Please, if your processes are still like this, let’s have a conversation. I will be having a fight with my publisher (which I will lose; they can’t change that fast), but I hope you can do better.

Comments

  1. Rebecca says

    2 December 2013 at 7:57 AM

    I totally feel your pain. Will saving in RTF not create the formats manually?

  2. Clark says

    2 December 2013 at 9:14 AM

    Rebecca, you’re the second person to suggest that, and definitely in my experiment plans this morning, thanks! They want .doc, and afraid if I go back from RTF to doc, I’ll get my styles back. Fingers crossed.

  3. Clark says

    3 December 2013 at 8:22 AM

    And, as a follow on, with thanks to Rebecca and a colleague, I managed. *After* redoing all the styles *and* using find/replace to put tabs at the beginning of every paragraph, the process involved: cutting out each file component (e.g. a chapter), pasting into a new file, redoing the double spacing, saving as rtf, taking that file and opening in TextEdit (Word will still remember the styles), saving again, then opening again in Word, and saving as a .doc. Phew! Still better than hand-replacing all the formatting, but not really using technology to it’s utmost.

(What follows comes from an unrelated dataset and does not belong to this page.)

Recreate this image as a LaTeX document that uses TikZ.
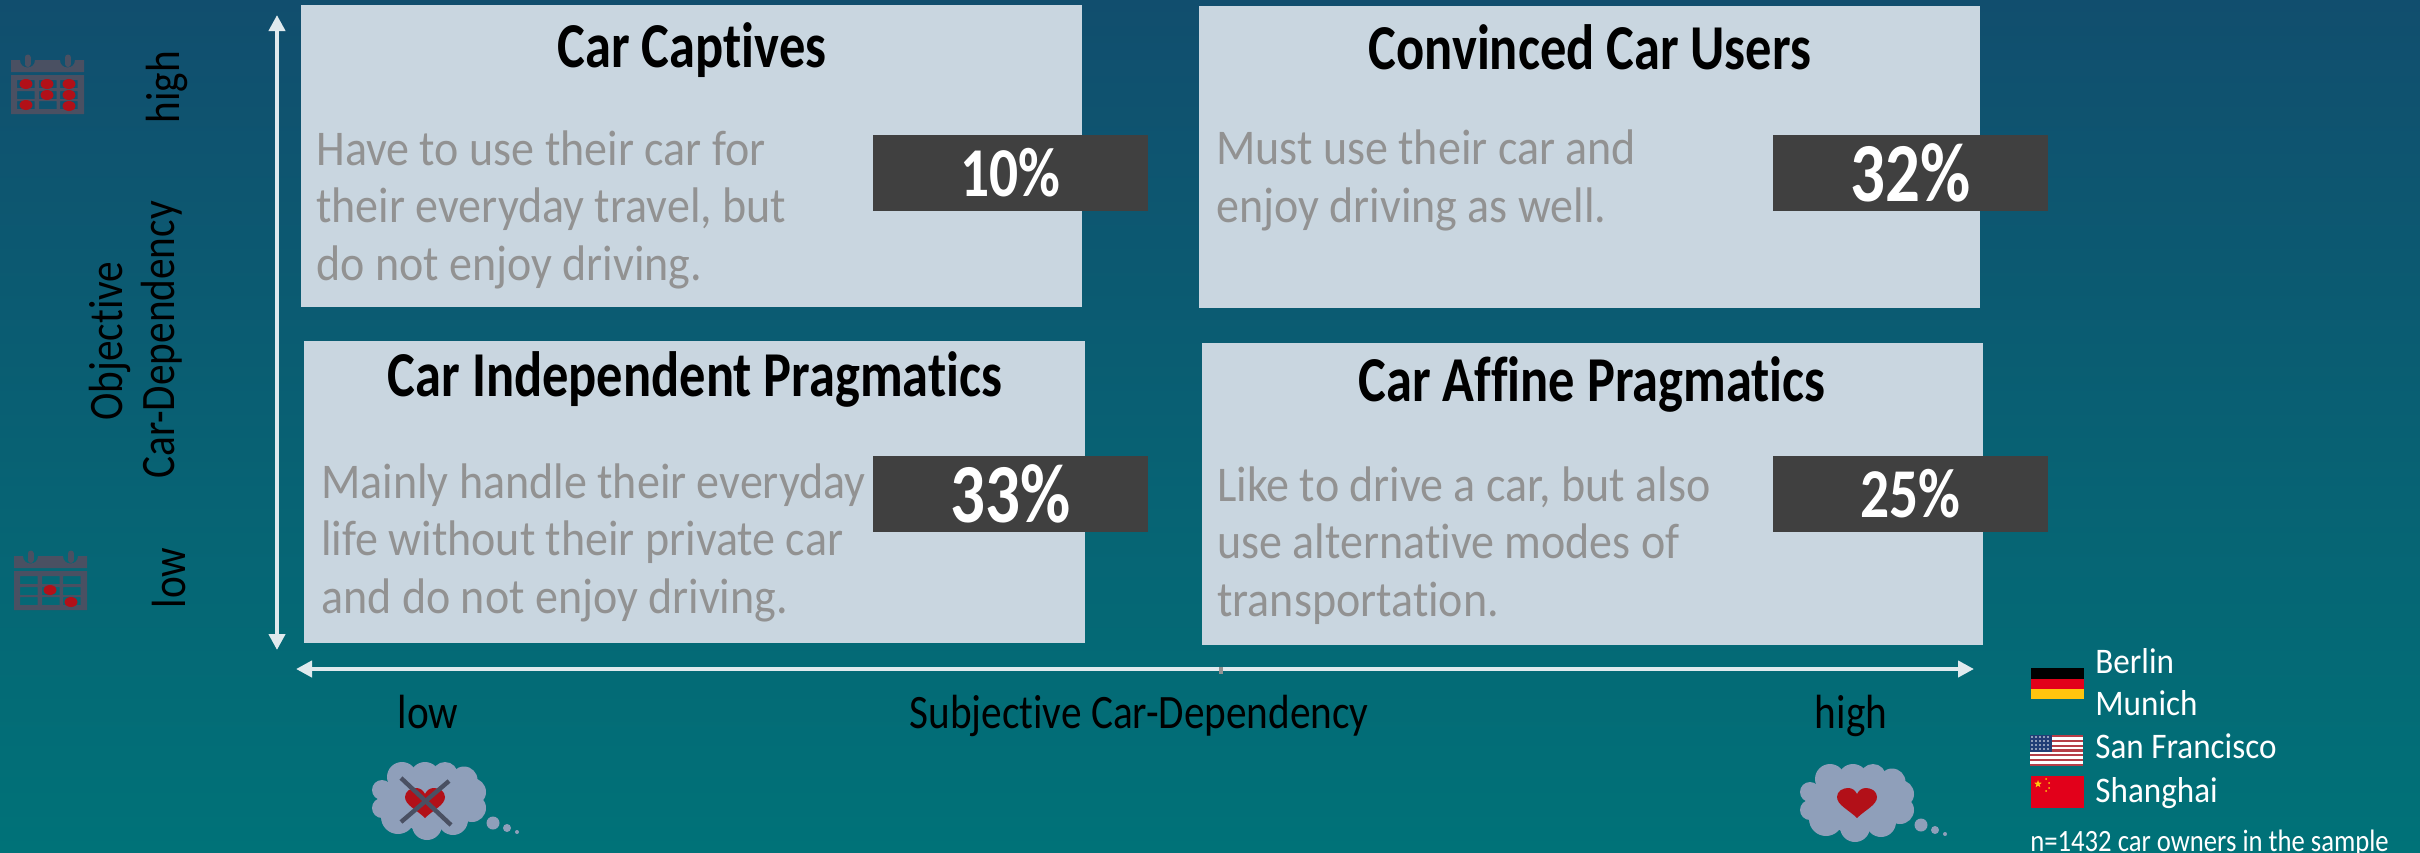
\documentclass[tikz,border=0pt]{standalone}
\usepackage{fontspec}
\setmainfont[FakeStretch=0.92, Ligatures=CommonOff]{Carlito}
\newfontfamily\narrowfamily[FakeStretch=0.86, Ligatures=CommonOff]{Carlito}
\newfontfamily\titlefamily[FakeStretch=0.82, Ligatures=CommonOff]{Carlito}
\usetikzlibrary{arrows.meta}
\usetikzlibrary{shapes}
\definecolor{bgtop}{RGB}{17, 78, 110}
\definecolor{bgbottom}{RGB}{0, 114, 120}
\definecolor{quadfill}{RGB}{201, 214, 224}
\definecolor{descgrey}{RGB}{146, 146, 146}
\definecolor{pctdark}{RGB}{64, 64, 64}
\definecolor{axisline}{RGB}{224, 234, 238}
\definecolor{iconslate}{RGB}{74, 80, 98}
\definecolor{heartred}{RGB}{178, 16, 24}
\definecolor{cloudblue}{RGB}{143, 159, 186}
\definecolor{flagred}{RGB}{226, 0, 26}
\definecolor{flaggold}{RGB}{255, 196, 14}
\definecolor{usred}{RGB}{181, 62, 72}
\definecolor{usblue}{RGB}{34, 62, 118}
\tikzset{
	quadbox/.style={fill=quadfill, anchor=north west, inner sep=0pt, minimum width=390.5pt, minimum height=151pt},
	pctbox/.style={fill=pctdark, text=white, inner sep=0pt, minimum width=137.5pt, minimum height=38pt},
	pctsmall/.style={font=\titlefamily\bfseries\fontsize{35}{38}\selectfont},
	pctbig/.style={font=\titlefamily\bfseries\fontsize{42}{46}\selectfont},
	quadtitle/.style={anchor=base, inner sep=0pt, font=\titlefamily\bfseries\fontsize{32}{36}\selectfont},
	quadtext/.style={anchor=base west, inner sep=0pt, align=left, text=descgrey, font=\fontsize{25}{28.75}\selectfont},
	axislabel/.style={anchor=base, inner sep=0pt, font=\narrowfamily\fontsize{24}{28}\selectfont},
	sidelabel/.style={axislabel, rotate=90},
	legendlabel/.style={anchor=base west, inner sep=0pt, text=white, font=\fontsize{18}{22}\selectfont},
	samplelabel/.style={legendlabel, font=\narrowfamily\fontsize{15.5}{18}\selectfont},
	axisarrow/.style={draw=axisline, line width=2.3pt, {Triangle[length=8pt, width=8pt]}-{Triangle[length=8pt, width=8pt]}}
}
% calendar icon, #1 is the shift, #2 the list of marked days
\newcommand{\myCalendar}[2]{
	\begin{scope}[shift={(#1)}]
		\fill[iconslate] (11,60) -- (20,60) .. controls (20,70) and (35,70) .. (35,60) -- (60,60)
			.. controls (60,70) and (75,70) .. (75,60) -- (84,60) -- (84,72) -- (11,72) -- cycle;
		\draw[iconslate, line width=3pt, line cap=round] (27.5,57.5) -- (27.5,64);
		\draw[iconslate, line width=3pt, line cap=round] (68,57.5) -- (68,64);
		\fill[iconslate, even odd rule] (11,75) rectangle (84,114)
			\foreach \c in {17,39,60}{
				\foreach \r in {80,91,101}{
					(\c,\r) rectangle (\c+17.5,\r+8)
				}
			};
		\foreach \c/\r in {#2}{
			\fill[heartred] (\c,\r) circle[x radius=6.5, y radius=5];
		}
	\end{scope}
}
% thought cloud, #1 is its upper left corner
\newcommand{\myCloud}[1]{
	\begin{scope}[shift={(#1)}]
		\foreach \x/\y/\r in {
			10/28/10, 10/46/10, 30/15/15, 53/15/15, 73/13/13, 92/18/13.5,
			100/30/14, 100/46/14, 81/58/15, 55/63/15, 26/55/17, 55/38/32, 28/36/18, 84/36/18
		}{
			\fill[cloudblue] (\x,\y) circle[radius=\r];
		}
		\fill[cloudblue] (121,61) circle[radius=6.5];
		\fill[cloudblue] (135,66) circle[radius=4];
		\fill[cloudblue] (145,70) circle[radius=2];
	\end{scope}
}
% heart, #1 is its centre
\newcommand{\myHeart}[1]{
	\fill[heartred, shift={(#1)}] (0,15) .. controls (-8,7) and (-20,2) .. (-20,-6)
		.. controls (-20,-12) and (-14,-15) .. (-9,-15) .. controls (-5,-15) and (-2,-13) .. (0,-9)
		.. controls (2,-13) and (5,-15) .. (9,-15) .. controls (14,-15) and (20,-12) .. (20,-6)
		.. controls (20,2) and (8,7) .. (0,15) -- cycle;
}

\begin{document}
\begin{tikzpicture}[x=0.5pt, y=-0.5pt]
	\useasboundingbox (0,0) rectangle (2420,852);
	\shade[top color=bgtop, bottom color=bgbottom] (0,0) rectangle (2420,852);

	% quadrants
	\foreach \name/\x/\y in {
		captives/301/5, convinced/1199/6,
		independent/304/341, affine/1202/343
	}{
		\node[quadbox] (\name) at (\x,\y) {};
	}

	% titles
	\node[quadtitle] (captivestitle) at (692,67) {Car Captives};
	\node[quadtitle] (convincedtitle) at (1590,69) {Convinced Car Users};
	\node[quadtitle] (independenttitle) at (695,396) {Car Independent Pragmatics};
	\node[quadtitle] (affinetitle) at (1592,401) {Car Affine Pragmatics};

	% descriptions
	\node[quadtext] (captivestext) at (316,280) {Have to use their car for\\their everyday travel, but\\do not enjoy driving.};
	\node[quadtext] (convincedtext) at (1216,222) {Must use their car and\\enjoy driving as well.};
	\node[quadtext] (independenttext) at (321,613) {Mainly handle their everyday\\life without their private car\\and do not enjoy driving.};
	\node[quadtext] (affinetext) at (1217,616) {Like to drive a car, but also\\use alternative modes of\\transportation.};

	% shares
	\node[pctbox, pctsmall] (captivespct) at (1010.5,173) {10\%};
	\node[pctbox, pctbig] (convincedpct) at (1910.5,173) {32\%};
	\node[pctbox, pctbig] (independentpct) at (1010.5,494) {33\%};
	\node[pctbox, pctsmall] (affinepct) at (1910.5,494) {25\%};

	% axes
	\coordinate (ytop) at (277,15);
	\coordinate (ybottom) at (277,650);
	\coordinate (xleft) at (296,669);
	\coordinate (xright) at (1974,669);
	\draw[axisarrow] (ybottom) -- (ytop);
	\draw[axisarrow] (xleft) -- (xright);
	\fill[descgrey] (1219,667) rectangle (1223,674);

	% axis labels
	\node[sidelabel] (yhigh) at (179,87) {high};
	\node[sidelabel] (ylow) at (185,578) {low};
	\node[sidelabel] (yname) at (122,341) {Objective};
	\node[sidelabel] (ynametwo) at (174,340) {Car-Dependency};
	\node[axislabel] (xlow) at (428,728) {low};
	\node[axislabel] (xname) at (1139,728) {Subjective Car-Dependency};
	\node[axislabel] (xhigh) at (1851,728) {high};

	% icons
	\myCalendar{0,0}{26/84, 47/84, 69/84, 47/95, 69/95, 26/105, 69/106}
	\myCalendar{3,496}{47/94, 68/106}
	\myCloud{372,762}
	\myHeart{425,803}
	\draw[iconslate, line width=2.2pt] (401,778) -- (451,825);
	\draw[iconslate, line width=2.2pt] (449,781) -- (401,822);
	\myCloud{1800,764}
	\myHeart{1857,803}

	% flags
	\fill[black] (2031,668) rectangle (2084,678.5);
	\fill[flagred] (2031,678.5) rectangle (2084,689);
	\fill[flaggold] (2031,689) rectangle (2084,699);

	\fill[white] (2030,735) rectangle (2083,766);
	\foreach \i in {0,2,...,12}{
		\fill[usred] (2030,735+\i*2.385) rectangle (2083,735+\i*2.385+2.385);
	}
	\fill[usblue] (2030,735) rectangle (2052,752);
	\foreach \x in {2032,2036,...,2050}{
		\foreach \y in {737,741,...,750}{
			\fill[white] (\x,\y) circle[radius=0.8];
		}
	}

	\fill[flagred] (2031,776) rectangle (2084,808);
	\node[star, star points=5, star point ratio=2.4, fill=flaggold, inner sep=0pt, minimum size=4pt] (chinastar) at (2038,784) {};
	\foreach \x/\y in {2046/779, 2049/783, 2049/788, 2046/791}{
		\fill[flaggold] (\x,\y) circle[radius=1];
	}

	% legend
	\node[legendlabel] (berlin) at (2095,673) {Berlin};
	\node[legendlabel] (munich) at (2095,715) {Munich};
	\node[legendlabel] (sanfrancisco) at (2095,758) {San Francisco};
	\node[legendlabel] (shanghai) at (2095,802) {Shanghai};
	\node[samplelabel] (samplesize) at (2030,851) {n=1432 car owners in the sample};
\end{tikzpicture}
\end{document}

    I also had to generate a Table of Contents, then manage to save as text, and repaste in. I didn’t manage to number the pages, since I couldn’t use headers/footers. I asked, but….

    Just silliness. Should be easy enough to write the macros once to port Word into whatever Byzantine software they use for publishing. And I think that you could manage to get Word to create camera-ready output (and why camera ready? Why not digital printing, and….?). C’est la vie.

  4. Ara Ohanian says

    11 December 2013 at 6:58 AM

    Clark, why not supply the publishers with two doc.doc files? The first is your original with styles. The second document is the same but you have copied and pasted as unformatted text. That way, you get to work as you want, and perhaps the publishers will see the benefit for a document with all the attributes of the 21st century.